"I learned to listen," says Gary Yates, SPA/BA ’67, of the biggest message he’s absorbed working with troubled adolescents. Reality for teenagers is quite different from his or other adults, he says.
As president and CEO of The California Wellness Foundation (TCWF), Yates has devoted his life to helping young people learn to make good decisions about their lives. Founded in 1992, TCWF is a private, independent foundation that works to improve the health of the people of California.
People can overcome bumps on the road, he says. “If given half a chance, most people who've had difficulties can turn their lives around."
A native of the Washington, D.C. area, Yates studied political science at American University in the late 1960s. He played on the university's basketball and baseball teams and remembers fondly the baseball team winning the Mason Dixon Conference during his senior year.

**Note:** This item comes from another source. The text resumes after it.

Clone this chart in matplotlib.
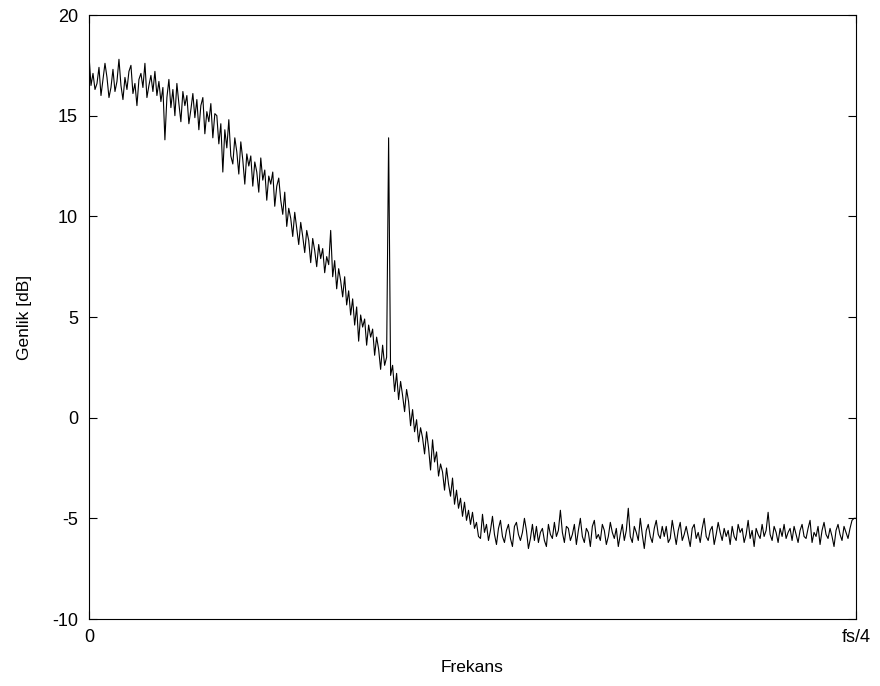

Yates served in the Army for two years following graduation and used the GI Bill to get a Master's Degree in counseling psychology at the University of Northern Colorado.
He ended up in Hawaii, where he worked with young people at the Honolulu Junior Academy, an alternative high school where he developed a human relationships curriculum for high-risk youth for which he’s extremely proud. Since 1982, it has been considered one the best programs in the country.
His work at TWCF over the past 16 years is nothing to sneeze at either; it has awarded 5,418 grants totaling more than $674 million.
Nearly 40 years later, working with adolescents and raising five sons (with his wife, who also attended AU), Yates shares the following wisdom:
- Always let your children know you love them.
- Clearly explain your values and expectations.
- Hold your children accountable for inappropriate behavior.
In addition to his work at the foundation, Yates is assistant clinical professor of pediatrics at the University of Southern California School of Medicine. A recipient of numerous awards, Yates is actively involved in the leadership of numerous philanthropic, civic, and community organizations.